Each object experiences an equal but opposite force. The effect of that force on each object depends on their masses. The greater the mass the less the impact the force has on the motion on the object.

Remember Newton’s Second Law: a = F /m

In a collison F is the same on each object, but the acceleration will depend upon the object’s mass.


Newtons Laws of Motion, figure 4

Kicking a ball

When the boot collides with the ball, they both experience the same force. The ball is much lighter than the player so the acceleration is greater too. We see the ball move.

The same force applied to the player has a much smaller acceleration effect. It is also in the opposite direction so the swing of the leg decelerates slightly.

Car crash

If a car runs into the back of a stationary car, both cars experience the same force but in opposite directions. The moving car experiences a backwards force and slows down, the other car experiences a forwards force and so speeds up.

In all these situations the combined velocities of the objects before and after the collisions remains the same. Therefore, the momentum is also conserved.
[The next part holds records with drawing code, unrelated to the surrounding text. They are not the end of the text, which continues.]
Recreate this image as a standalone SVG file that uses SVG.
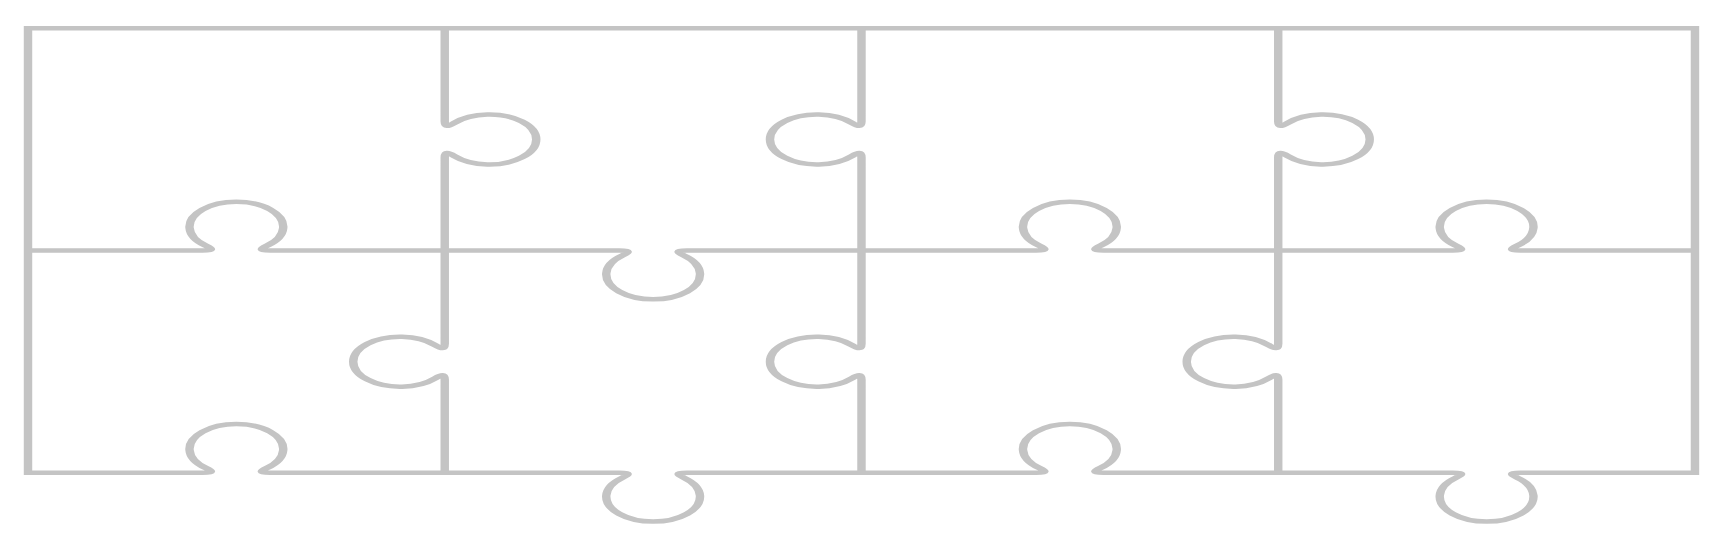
<svg xmlns="http://www.w3.org/2000/svg" width="1725" height="541" viewBox="0 0 1725 541">
<style>
.cut{fill:none;stroke:#c4c4c4;stroke-width:4.5;stroke-linejoin:miter}
</style>
<rect width="1725" height="541" fill="#ffffff"/>
<g id="puzzle" transform="translate(28,28.3) scale(1.8751,1)">
<path id="border" class="cut" d="M889,444.5 V0 H0 V444.5 H93.13 C99.13,444.5 98.43,442.8 94.63,439.48 A25,25 0 1 1 127.63,439.48 C123.83,442.8 123.13,444.5 129.13,444.5 H315.38 C321.38,444.5 320.68,446.2 316.88,449.52 A25,25 0 1 0 349.88,449.52 C346.08,446.2 345.38,444.5 351.38,444.5 H537.63 C543.63,444.5 542.93,442.8 539.13,439.48 A25,25 0 1 1 572.13,439.48 C568.33,442.8 567.63,444.5 573.63,444.5 H759.88 C765.88,444.5 765.18,446.2 761.38,449.52 A25,25 0 1 0 794.38,449.52 C790.58,446.2 789.88,444.5 795.88,444.5 H889 Z"/>
<path id="row-cut" class="cut" d="M0,222.25 H93.13 C99.13,222.25 98.43,220.55 94.63,217.23 A25,25 0 1 1 127.63,217.23 C123.83,220.55 123.13,222.25 129.13,222.25 H315.38 C321.38,222.25 320.68,223.95 316.88,227.27 A25,25 0 1 0 349.88,227.27 C346.08,223.95 345.38,222.25 351.38,222.25 H537.63 C543.63,222.25 542.93,220.55 539.13,217.23 A25,25 0 1 1 572.13,217.23 C568.33,220.55 567.63,222.25 573.63,222.25 H759.88 C765.88,222.25 765.18,220.55 761.38,217.23 A25,25 0 1 1 794.38,217.23 C790.58,220.55 789.88,222.25 795.88,222.25 H889"/>
<path id="col-cut-1" class="cut" d="M222.25,0 V93.13 C222.25,99.13 223.95,98.43 227.27,94.63 A25,25 0 1 1 227.27,127.63 C223.95,123.83 222.25,123.13 222.25,129.13 V315.38 C222.25,321.38 220.55,320.68 217.23,316.88 A25,25 0 1 0 217.23,349.88 C220.55,346.08 222.25,345.38 222.25,351.38 V444.5"/>
<path id="col-cut-2" class="cut" d="M444.5,0 V93.13 C444.5,99.13 442.8,98.43 439.48,94.63 A25,25 0 1 0 439.48,127.63 C442.8,123.83 444.5,123.13 444.5,129.13 V315.38 C444.5,321.38 442.8,320.68 439.48,316.88 A25,25 0 1 0 439.48,349.88 C442.8,346.08 444.5,345.38 444.5,351.38 V444.5"/>
<path id="col-cut-3" class="cut" d="M666.75,0 V93.13 C666.75,99.13 668.45,98.43 671.77,94.63 A25,25 0 1 1 671.77,127.63 C668.45,123.83 666.75,123.13 666.75,129.13 V315.38 C666.75,321.38 665.05,320.68 661.73,316.88 A25,25 0 1 0 661.73,349.88 C665.05,346.08 666.75,345.38 666.75,351.38 V444.5"/>
</g>
</svg>
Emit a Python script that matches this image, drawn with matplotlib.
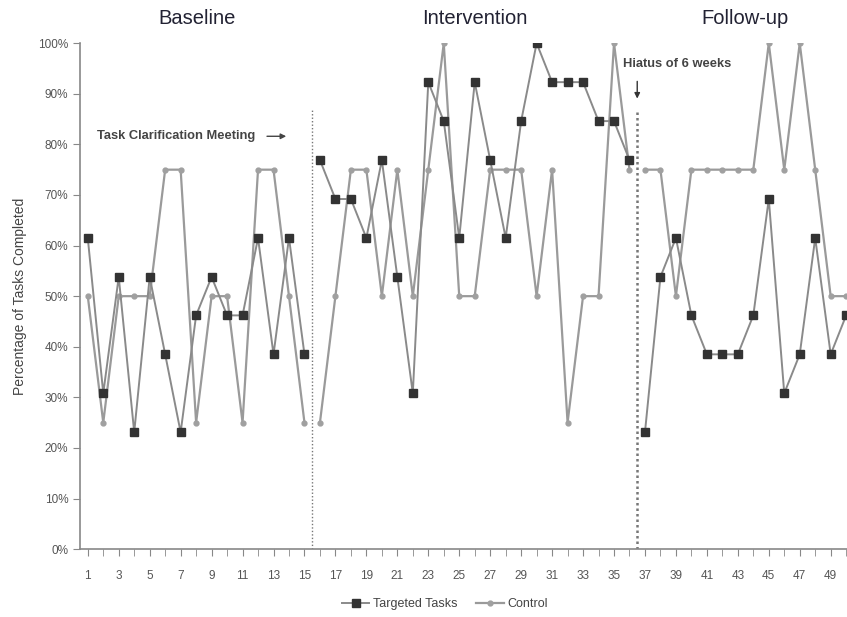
import matplotlib
matplotlib.use("Agg")
import matplotlib.pyplot as plt
import numpy as np

plt.rcParams['font.family'] = ['Liberation Sans', 'DejaVu Sans']

sessions = list(range(1, 51))
targeted = [61.5, 30.8, 53.8, 23.1, 53.8, 38.5, 23.1, 46.2, 53.8, 46.2,
            46.2, 61.5, 38.5, 61.5, 38.5, 76.9, 69.2, 69.2, 61.5, 76.9,
            53.8, 30.8, 92.3, 84.6, 61.5, 92.3, 76.9, 61.5, 84.6, 100,
            92.3, 92.3, 92.3, 84.6, 84.6, 76.9, 23.1, 53.8, 61.5, 46.2,
            38.5, 38.5, 38.5, 46.2, 69.2, 30.8, 38.5, 61.5, 38.5, 46.2]
control = [50, 25, 50, 50, 50, 75, 75, 25, 50, 50,
           25, 75, 75, 50, 25, 25, 50, 75, 75, 50,
           75, 50, 75, 100, 50, 50, 75, 75, 75, 50,
           75, 25, 50, 50, 100, 75, 75, 75, 50, 75,
           75, 75, 75, 75, 100, 75, 100, 75, 50, 50]
phase_names = ["Baseline", "Intervention", "Follow-up"]
phase_breaks = [15.5, 36.5]
y_ticks = list(range(0, 101, 10))
x_ticks = list(range(1, 50, 2))

fig = plt.figure(figsize=(8.47, 6.17), dpi=100)
ax = fig.add_axes([0.0945, 0.110, 0.91, 0.820])

segments = [(0, 15), (15, 36), (36, 50)]
for k, (a, b) in enumerate(segments):
    xs = sessions[a:b]
    ax.plot(xs, control[a:b], color='#9a9a9a', lw=1.6, marker='o', ms=3.5,
            mfc='#a0a0a0', mec='#a0a0a0', zorder=2,
            label='Control' if k == 0 else None)
    ax.plot(xs, targeted[a:b], color='#8a8a8a', lw=1.4, marker='s', ms=6,
            mfc='#333333', mec='#333333', zorder=3,
            label='Targeted Tasks' if k == 0 else None)

ax.axvline(phase_breaks[0], ymin=0, ymax=0.87, color='#777777', lw=1.0, ls=(0, (1, 1.5)))
ax.axvline(phase_breaks[1], ymin=0, ymax=0.87, color='#777777', lw=1.8, ls=(0, (1, 1.2)))

ax.set_xlim(0.5, 50.3)
ax.set_ylim(0, 100)
ax.set_yticks(y_ticks)
ax.set_yticklabels([f"{v}%" for v in y_ticks])
ax.set_xticks(x_ticks)
ax.set_xticks(sessions, minor=True)
ax.tick_params(axis='both', which='both', colors='#888888', labelcolor='#555555',
               labelsize=8.5, direction='out')
ax.tick_params(axis='y', length=5)
ax.tick_params(axis='x', which='major', length=5, pad=10)
ax.tick_params(axis='x', which='minor', length=5)
for s in ['top', 'right']:
    ax.spines[s].set_visible(False)
for s in ['left', 'bottom']:
    ax.spines[s].set_color('#888888')
    ax.spines[s].set_linewidth(1.2)

ax.set_ylabel("Percentage of Tasks Completed", fontsize=10, color='#444444', labelpad=8)

title_x = [197, 475, 745]
for name, px in zip(phase_names, title_x):
    fig.text(px / 847, 1 - 18 / 617, name, fontsize=14.5, color='#222233',
             ha='center', va='center')

ax.text(1.6, 81.6, "Task Clarification Meeting", fontsize=9.3, color='#444444',
        ha='left', va='center', fontweight='bold')
ax.annotate("", xy=(14.0, 81.6), xytext=(12.4, 81.6),
            arrowprops=dict(arrowstyle='-|>', color='#444444', lw=1, mutation_scale=8))
ax.text(35.55, 95.8, "Hiatus of 6 weeks", fontsize=9.3, color='#444444',
        ha='left', va='center', fontweight='bold')
ax.annotate("", xy=(phase_breaks[1], 88.5), xytext=(phase_breaks[1], 93.0),
            arrowprops=dict(arrowstyle='-|>', color='#333333', lw=1, mutation_scale=8))

handles, labels = ax.get_legend_handles_labels()
order = [labels.index('Targeted Tasks'), labels.index('Control')]
leg = fig.legend([handles[i] for i in order], [labels[i] for i in order],
                 loc='center', bbox_to_anchor=(445 / 847, 1 - 604 / 617), ncol=2,
                 frameon=False, fontsize=9, handlelength=2.2, columnspacing=1.5,
                 handletextpad=0.3)
for t in leg.get_texts():
    t.set_color('#444444')

fig.savefig("out.png", dpi=100)
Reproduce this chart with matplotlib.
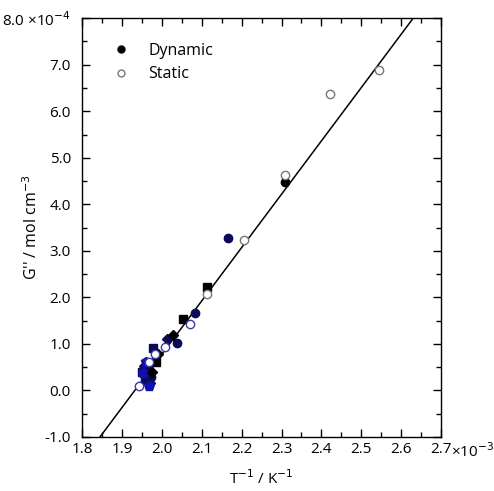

If a friction between a ball and the ground is equal to 5 N and the ball is kicked forwards with a force of 10 N, what will happen to the ball and why?
Explanation: The ball will accelerate in the forward direction. This is because there is a resultant force of 5 N acting on the ball. [extension: this is only if the 5N is sufficient to overcome the inertia of the ball.]
A lorry of mass 20,000 Kg accelerated at 1.5 m/s/s, what force is required?
Your answer should include: 30000 / 30000N
Explanation: F = ma F = 20,000 x 1.5 = 30,000 N
Explain what happens when a stationary snooker ball is hit by a moving one, assume they have equal masses.
Your answer should include: forwards / slow down / opposite force / acceleration / magnitude / direction
Explanation: The stationary ball will start to move forwards and the moving one will slow down. Both balls experience an equal but opposite force. As their masses are equal their acceleration will be equal in magnitude but opposite in direction.